Saturday, September 09, 2006

Introduction 9/6

So, I have debated about how best to manage the 'scrapbook' for this course. I considered social software solutions (wikis, blogs, whatever), considred MSWord (given its robust document organzation and Endnote integration), open source info organization software (but felt unsure about dropping hours of implementation time into a new project just to get the first assignments of the semester off the ground). I decided that the debate for me centered on deciding the relationship between this creation of the document (the scrapbook) and the continuing value of it (the research process). Creating it in Word seemed ultimatley pointless since it would lock me into formatting decisions now that (in the html world) are best left separate from content. Going open source / xml seemed to be too much overhead and lacked the level of application integration that I was interested in. Social software seemed like a promising solution but there again, the Wiki is focused on easy user participation not on data management. So, I decided to try a modified use of bibliographic management software, in this case EndNote. I have become almost entirely dependent on EndNote to manage my course readings and research and thought that I should try to apply that organization type to the scrapbook as well. Using Endnote, I lose some document formatting abilities, but gain the ability to specifically control data contents and format, integrate observations with my readings & research, and leave the question of the producible format for later. There are disadvantages however, Endnote is windows based, meaning that in order to have ubiquitous access to this library I have to carry the data with me. Endnote only has limited support for simple markup of document text. Hence, my paragraphs might lack the style afforded by other applications. I have used Endnote in this fashion for several semesters in my Information Literacy course and have seen it used (poorly) in a previous instance as an archival information database.

My goal for the scrapbook then is to include both an ongoing commentary and an annotated bibliography integrated into a single document / application. Having written bulk export/import functions for other data, my hope is to decide on the format later in the semester. In order to help this work I am going to decide on some basic organizational tennants now. My comments will always go into Research Notes. The date of entry, formatted as yyyy-mm-dd will always go in a custom field: diaryEntryDate as it seems that chronological order is important. Title will be populated with an open text general description. At the moment I will use the keywords for any subject tagging that I want to do. This falls well short of my goal to integrate proper citation links within my comments to interesting articles but at the moment I will have to accept that. My goal with this project is to begin managing more of the research process here. At the moment, I do a good job tracking citations, but do a poor job tracking ideas, observations, potential areas of interest. I am looking forward to seeing how that progresses throughout the semester. One potential impact of this is that I would like to produce this scrapbook as an integrated project between 881 and 715. While ultimately I should be able to separate the observations, it would seem to be an artificial distinction.

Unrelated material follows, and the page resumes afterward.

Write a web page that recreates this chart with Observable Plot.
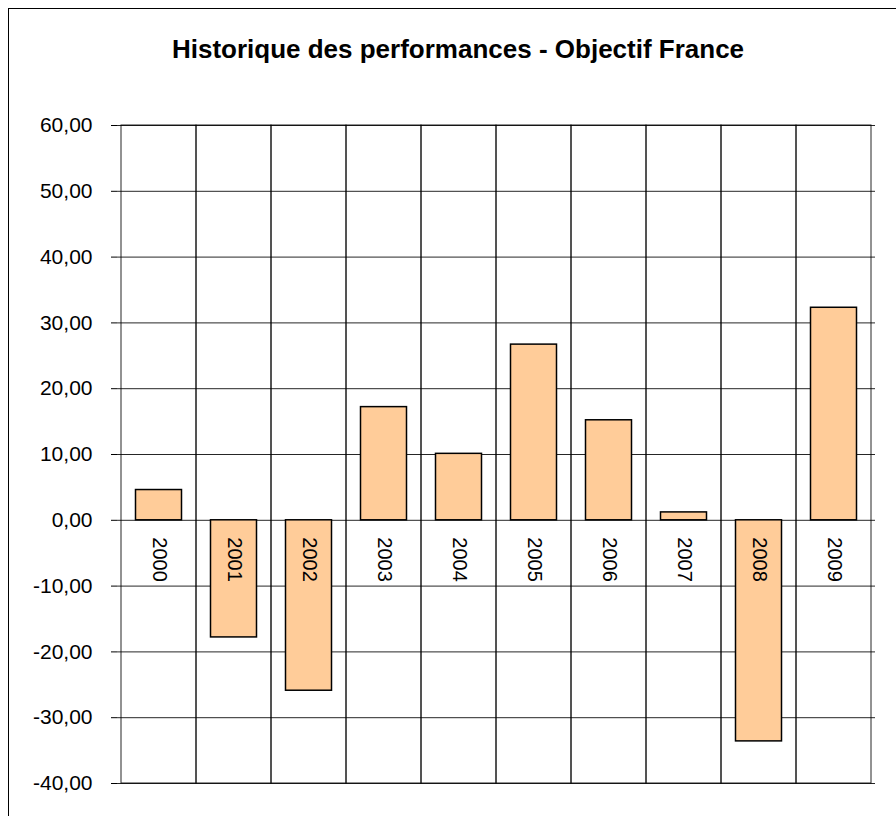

In this spirit, I will leave with an observation by Marcia Bates in her article 'The Invisible Substrate of Information Science.' She argues that Information science professionals think more about 'a resource in terms of the features that matter to the organization and retrieval of it, rather than in terms of mastering the content" (Bates, 1046). She continues by arguing that subject specialists lack this trait and as a result are less qualified that IS professionals in this regard. I have to admit that while I see value here, this concept flies the face of folksonomy based organization, semantic web, and in many respects 'user' centered design. In fact, it seems to be a somehwat condescending approach towards non IS people to assert that these skills are more valuable than content knowledge/subject understanding. On the other hand, I have seen first-hand the truth in this assertion. Just recently on two faculty cooperative projects, the failure of the faculty member to entirely grasp the importance of relating their description of a thing with the file name of the digital object they were describing resulted in hours of cleanup work. But while their efforts needed some information organization guidance, the intellectual componenet that they brought to these projects (one an effort to more accurately catalog and represent electronic reserves and the second an effort to get history students describing (not organizing) primary source material) was invaluable (more so than organization?). In fact, I had one professor refer to me as a 'technician' and while the assignment of that tag was in some ways offensive I have to also recognize that I was the one applying the organizational system to her intellectual output so in many ways it was an accurate description.